Czy GDDKiA bierze pod uwagę adaptację do zmian klimatu tylko w wypadku nowych inwestycji czy także dostosowuje istniejące już drogi?
Budujemy drogi, których konstrukcja jest odporna i przygotowana na różnego rodzaju zjawiska atmosferyczne. Dotyczy to oczywiście nowych inwestycji, jak i zmian czy modyfikacji, jakie są realizowane na istniejącej już sieci w ramach remontów i przebudów.

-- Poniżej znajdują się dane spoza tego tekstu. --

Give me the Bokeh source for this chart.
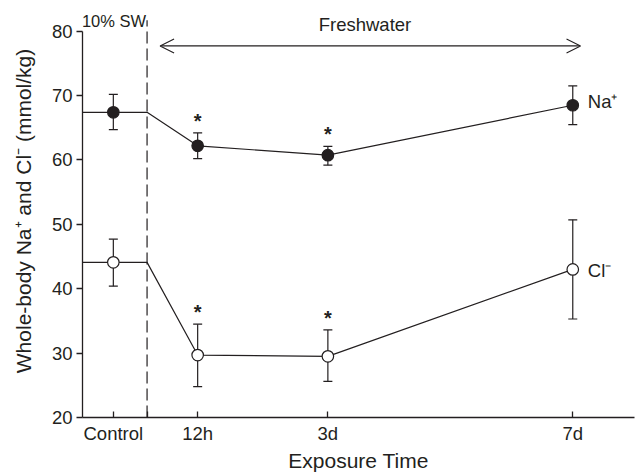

Trudno jest jednak przygotować się na wyjątkowo ekstremalne zjawiska pogodowe, jak na przykład powódź czy lawina błotna. Tu kluczową rolę odgrywa nie tyle sama droga, ale inne elementy infrastruktury krytycznej - wały powodziowe, uregulowane koryta rzek, odpowiednio zabezpieczone zbocza i stromizny czy też wydolna i sprawna kanalizacja deszczowa.
Jakie szacunkowo kwoty wydano w ostatnich latach na dostosowanie dróg do szkód związanych ze zmianami klimatu? Jakie inwestycje i kwoty są planowane na kolejne lata?
Na bieżąco inwestujemy w nowe odcinki oraz utrzymanie już istniejącej sieci dróg krajowych. Ciężko jest wydzielić środki, które są przeznaczane stricte na dostosowanie dróg do szkód związanych ze zmianami klimatu.
Odpowiednia wytrzymała i odporna nawierzchnia, systemy odwodnienia, zabezpieczenie skarp i odpowiednie wskaźniki mrozoodporności to te z elementów, które finalnie składają się na gotowy produkt w postaci drogi o najwyższych parametrach bezpieczeństwa i wytrzymałości.
Nie bez znaczenia jest jakość wykonywanych robót. Podkreślamy to na każdym kroku. Od wykonawców wymagamy przede wszystkim jakości. Ona gwarantuje wytrzymałość. Ale nie tylko. To także komfort i bezpieczeństwo.